Pour sortir de l'impasse, la haute juridiction a dû se résoudre à renforcer les conditions du texte et, par conséquent, à réduire son champ d'application. Elle relève tout d'abord qu'il n'y avait eu « qu'un simple démembrement des services centraux », laissant ainsi clairement entendre que le retrait de tâches n'est pas, en soi, un transfert d'activité. Elle ajoute ensuite que ce démembrement ne « disposait pas d'autonomie au sein de l'établissement, tant dans ses moyens en raison de la polyvalence de la plupart des salariés, que dans l'organisation de sa production ». Ce faisant, la Cour de cassation confirme sa fidélité au critère de l'entité autonome ; aux moyens constitués d'éléments corporels ou incorporels spécialement affectés, elle ajoute l'élément humain. Le personnel, qui était apparu dans l'arrêt du 7 juillet 1998 (mais qui ne figure pas dans la directive de 1998), prend une place non négligeable : l'externalisation n'emporte transfert des salariés que si ceux-ci sont spécialement affectés à l'activité cédée. Enfin, l'arrêt rappelle la nécessité pour le service transféré de posséder les moyens particuliers tendant à « des résultats spécifiques et à une finalité économique propre ». Ce dernier point justifiera sans doute des précisions complémentaires ; on peut cependant penser que des tâches démembrées de l'activité principale qui compromettent la nature de celle-ci ont peu de chances de caractériser l'entité économique autonome. A fortiori, des tâches nécessaires à l'activité de l'entreprise ne suffiraient pas à justifier l'application de l'article L. 122-12 si la société s'en délestait au profit d'une autre société, qu'elle fasse ou non partie du groupe.
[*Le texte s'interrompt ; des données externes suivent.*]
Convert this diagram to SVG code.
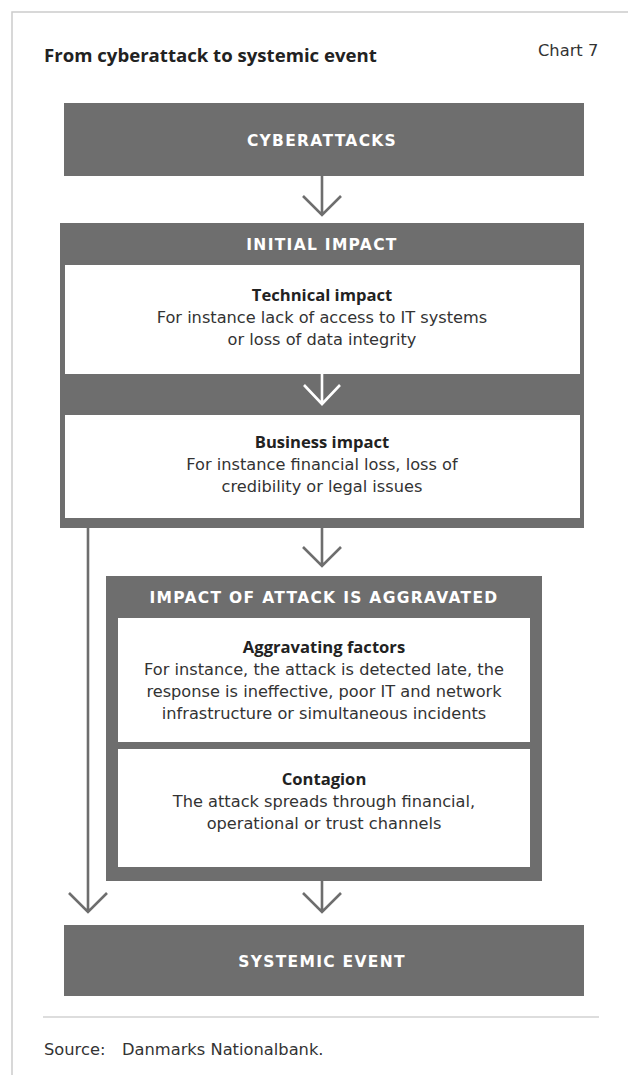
<svg xmlns="http://www.w3.org/2000/svg" width="628" height="1075" viewBox="0 0 628 1075">
  <defs>
    <style>
      .frame { fill: none; stroke: #cccccc; stroke-width: 1.5; }
      .box { fill: #6e6e6e; }
      .inner { fill: #ffffff; }
      .head { font-family: "DejaVu Sans", sans-serif; font-weight: bold; font-size: 15.5px; letter-spacing: 1.3px; fill: #ffffff; text-anchor: middle; }
      .sub { font-family: "Open Sans", sans-serif; font-weight: bold; font-size: 16.6px; fill: #222222; text-anchor: middle; }
      .body { font-family: "DejaVu Sans", sans-serif; font-size: 16.2px; fill: #333333; text-anchor: middle; }
      .conn { fill: none; stroke: #6e6e6e; stroke-width: 2.6; }
      .conn-w { fill: none; stroke: #ffffff; stroke-width: 2.6; }
      .title { font-family: "Open Sans", sans-serif; font-weight: bold; font-size: 18.6px; fill: #222222; }
      .note { font-family: "DejaVu Sans", sans-serif; font-size: 16.3px; fill: #333333; }
    </style>
  </defs>

  <rect width="628" height="1075" fill="#ffffff"/>

  <!-- outer frame: top and left rules -->
  <path class="frame" d="M628 12 H12 V1075"/>

  <text class="title" x="44" y="62">From cyberattack to systemic event</text>
  <text class="note" x="538" y="56">Chart 7</text>

  <g id="cyberattacks">
    <rect class="box" x="64" y="103" width="520" height="73"/>
    <text class="head" x="322" y="146">CYBERATTACKS</text>
  </g>

  <g id="initial-impact">
    <rect class="box" x="60" y="223" width="524" height="305"/>
    <text class="head" x="322" y="250">INITIAL IMPACT</text>
    <g id="technical-impact">
      <rect class="inner" x="65" y="265" width="515" height="109"/>
      <text class="sub" x="322" y="301">Technical impact</text>
      <text class="body" x="322" y="323">For instance lack of access to IT systems</text>
      <text class="body" x="322" y="345">or loss of data integrity</text>
    </g>
    <g id="business-impact">
      <rect class="inner" x="65" y="415" width="515" height="103"/>
      <text class="sub" x="322" y="448">Business impact</text>
      <text class="body" x="322" y="470">For instance financial loss, loss of</text>
      <text class="body" x="322" y="492">credibility or legal issues</text>
    </g>
  </g>

  <g id="impact-aggravated">
    <rect class="box" x="106" y="576" width="436" height="305"/>
    <text class="head" x="324" y="603">IMPACT OF ATTACK IS AGGRAVATED</text>
    <g id="aggravating-factors">
      <rect class="inner" x="118" y="618" width="412" height="124"/>
      <text class="sub" x="324" y="653">Aggravating factors</text>
      <text class="body" x="324" y="675">For instance, the attack is detected late, the</text>
      <text class="body" x="324" y="697">response is ineffective, poor IT and network</text>
      <text class="body" x="324" y="719">infrastructure or simultaneous incidents</text>
    </g>
    <g id="contagion">
      <rect class="inner" x="118" y="749" width="412" height="118"/>
      <text class="sub" x="324" y="785">Contagion</text>
      <text class="body" x="324" y="807">The attack spreads through financial,</text>
      <text class="body" x="324" y="829">operational or trust channels</text>
    </g>
  </g>

  <g id="systemic-event">
    <rect class="box" x="64" y="925" width="520" height="71"/>
    <text class="head" x="322" y="967">SYSTEMIC EVENT</text>
  </g>

  <!-- connectors, drawn over the boxes so the white arrow shows on the grey band -->
  <g id="connectors">
    <path class="conn" d="M322 176 V214 M303 196 L322 215 L341 196"/>
    <path class="conn-w" d="M322 374 V403 M304 385 L322 404 L340 385"/>
    <path class="conn" d="M322 528 V566 M303 547 L322 566 L341 547"/>
    <path class="conn" d="M322 881 V912 M303 893 L322 912 L341 893"/>
    <path class="conn" d="M88 528 V912 M69 893 L88 912 L107 893"/>
  </g>

  <!-- footer -->
  <line x1="43" y1="1017" x2="599" y2="1017" stroke="#bbbbbb" stroke-width="1.2"/>
  <text class="note" x="44" y="1055">Source:</text>
  <text class="note" x="122" y="1055">Danmarks Nationalbank.</text>
</svg>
L'arrêt Perrier va plus loin encore : des activités industrielles (fabrication et entretien de palettes) qui n'ont pas d'autonomie et ne sont, dans l'entreprise d'origine, que des accessoires nécessaires à l'activité dominante ne sont pas constitutives d'une entité économique lorsque les moyens et le personnel ne servent pas une finalité économique propre. La solidarité, voire l'indivisibilité des activités, sinon des simples tâches, si elle n'est pas un obstacle à l'externalisation, peut ainsi faire échec au transfert forcé des salariés.